10. Circumstances Excluding the Liability of the Supplier

  1. The Supplier shall not be liable for failure to perform its obligations under these GBTC if it proves that the failure was due to extraordinary, unforeseeable or unavoidable events, and that the obstacles or their consequences could not have been foreseen at the time of the conclusion of the Order, and also that the obstacles or their consequences could not have been prevented, avoided or overcome.
  2. The Supplier shall notify the Orderer of the existence of a circumstance excluding liability on the grounds of force majeure which prevents the Supplier from properly fulfilling the obligation without undue delay after becoming aware of it.
  3. Unforeseeable and unavoidable obstacles include, but are not limited to:
    • meteorological conditions or phenomena which could not reasonably have been foreseen taking into account the Supplier's experience;
    • failure to secure or delay in securing material or personnel security which could not reasonably have been foreseen or avoided, or the consequences of which could not have been mitigated.
  4. The effects of the circumstances excluding the Supplier's liability shall cease when the obstacle to which these effects are related ceases to exist.

11. Liability and Damages

  1. In the event of a breach of obligations under these GBTC or under generally binding legal regulations, the Party that has breached the obligation shall be liable for the damage caused to the other Party in accordance with generally binding legal regulations.
  2. If the Orderer withdraws from the Order, the Supplier is entitled to the reimbursement of all demonstrably incurred costs for the provision of the Service up to the time of withdrawal, but at most up to the amount of the agreed price.

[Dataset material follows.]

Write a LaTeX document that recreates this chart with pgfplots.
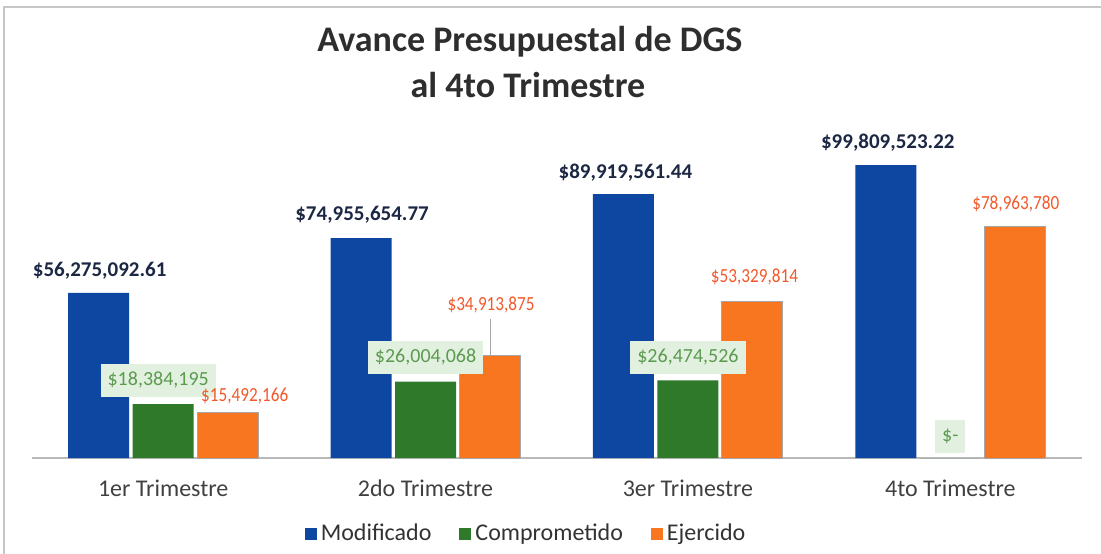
\documentclass[border=0pt]{standalone}
\usepackage{pgfplots}
\usepackage{pgfplotstable}
\usepackage{graphicx}
\usepackage{fontspec}
\setmainfont{Carlito}
\pgfplotsset{compat=1.18}

\definecolor{cBlue}{HTML}{0D47A1}
\definecolor{cGreen}{HTML}{2E7A2A}
\definecolor{cOrange}{HTML}{F7761F}
\definecolor{cNavy}{HTML}{1C2744}
\definecolor{cGreenTxt}{HTML}{5C9A50}
\definecolor{cGreenBox}{HTML}{E2F1DF}
\definecolor{cOrangeTxt}{HTML}{F0592A}
\definecolor{cTick}{HTML}{404040}

% values in millions; dy = baseline above bar top (pt), dx = sideways shift (pt)
\pgfplotstableread{
x y lab dy dx
0 56.27509261 {\$56,275,092.61} 8 0.5
1 74.95565477 {\$74,955,654.77} 9 0.5
2 89.91956144 {\$89,919,561.44} 8 1
3 99.80952322 {\$99,809,523.22} 8.5 1
}\modificado

% dy = box centre above bar top (pt)
\pgfplotstableread{
x y lab dy dx
0 18.384195 {\$18,384,195} 12 -2.5
1 26.004068 {\$26,004,068} 12.3 0
2 26.474526 {\$26,474,526} 11.5 0
3 0 {\$-} 11 0
}\comprometido

\pgfplotstableread{
x y lab dy dx
0 15.492166 {\$15,492,166} 5.5 8.5
1 34.913875 {\$34,913,875} 22.5 0.5
2 53.329814 {\$53,329,814} 9.5 1
3 78.963780 {\$78,963,780} 8.5 0.5
}\ejercido

\begin{document}
\begin{tikzpicture}
\useasboundingbox (0,0) rectangle (550.5pt,276.5pt);
\draw[gray!45, line width=0.6pt] (2pt,-1pt) -- (2pt,273pt) -- (552pt,273pt);

\node[font=\bfseries\fontsize{18}{20}\selectfont, text=black!82] at (265pt,255.5pt) {Avance Presupuestal de DGS};
\node[font=\bfseries\fontsize{18}{20}\selectfont, text=black!82] at (264pt,234pt) {al 4to Trimestre};

\begin{axis}[
  at={(16pt,47.5pt)}, anchor=south west,
  scale only axis, width=524.75pt, height=161.4pt,
  ybar, bar width=30.5pt,
  xmin=-0.5, xmax=3.5, ymin=0, ymax=110,
  clip=false,
  axis y line=none,
  axis x line*=bottom,
  x axis line style={draw=gray!55, line width=0.8pt, -},
  xtick={0,1,2,3},
  xticklabels={1er Trimestre,2do Trimestre,3er Trimestre,4to Trimestre},
  major tick length=0pt,
  xticklabel style={anchor=base, inner sep=0pt, yshift=-19pt, text=cTick,
    font=\fontsize{12}{14}\selectfont},
  point meta=explicit symbolic,
  visualization depends on={\thisrow{dy} \as \dy},
  visualization depends on={\thisrow{dx} \as \dx},
  legend style={at={(axis description cs:0.4717,-0.2355)}, anchor=center,
    draw=none, fill=none, legend columns=3,
    font=\fontsize{12}{14}\selectfont, text=black!80,
    /tikz/every even column/.append style={column sep=12pt}},
  legend image code/.code={\fill[#1] (0pt,-3pt) rectangle (6pt,3pt);},
]
% Modificado
\addplot[fill=cBlue, draw=none, bar shift=-32.25pt, forget plot,
  nodes near coords,
  every node near coord/.append style={anchor=base, inner sep=0pt,
    yshift=\dy pt, xshift=\dx pt, text=cNavy,
    font=\bfseries\fontsize{10.5}{12}\selectfont}]
  table[x=x, y=y, meta=lab] {\modificado};
% Ejercido (bars)
\addplot[fill=cOrange, draw=gray!70, line width=0.5pt, bar shift=32.25pt, forget plot]
  table[x=x, y=y, meta=lab] {\ejercido};
% Comprometido
\addplot[fill=cGreen, draw=none, bar shift=0pt, forget plot,
  nodes near coords,
  every node near coord/.append style={anchor=center, fill=cGreenBox,
    inner xsep=3.5pt, minimum height=16.5pt,
    yshift=\dy pt, xshift=\dx pt, text=cGreenTxt,
    font=\fontsize{10}{12}\selectfont}]
  table[x=x, y=y, meta=lab] {\comprometido};
% Ejercido (labels, drawn on top of the green boxes)
\addplot[draw=none, fill=none, bar shift=32.25pt, forget plot,
  nodes near coords={\scalebox{0.86}[1]{\pgfplotspointmeta}},
  every node near coord/.append style={anchor=base, inner sep=0pt,
    yshift=\dy pt, xshift=\dx pt, text=cOrangeTxt,
    font=\fontsize{10}{12}\selectfont}]
  table[x=x, y=y, meta=lab] {\ejercido};

\draw[gray!70, line width=0.5pt] (axis cs:1.2457,34.913875) -- ++(0pt,18.5pt);

\addlegendimage{fill=cBlue, draw=none}
\addlegendentry{Modificado}
\addlegendimage{fill=cGreen, draw=none}
\addlegendentry{Comprometido}
\addlegendimage{fill=cOrange, draw=none}
\addlegendentry{Ejercido}
\end{axis}
\end{tikzpicture}
\end{document}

12. Common and Final Provisions

  1. Issues that are not expressly addressed in these GBTC are governed by the legal order of the Slovak Republic, in particular by Act No. 513/1991 Coll., the Commercial Code, as amended.
  2. Each provision of these GBTC shall be construed to be effective and valid under applicable generally binding legal regulations. However, should a provision be unenforceable, invalid or ineffective under applicable generally binding legal regulations, the other provisions of these GBTC shall not be affected.
  3. Where references are made in these GBTC to relevant generally binding legal regulations valid at the time of issuance of this version of these GBTC, which have been amended or replaced by other generally binding legal regulations in the course of their validity, such references shall be deemed references to the generally binding legal regulations that replaced them, as amended.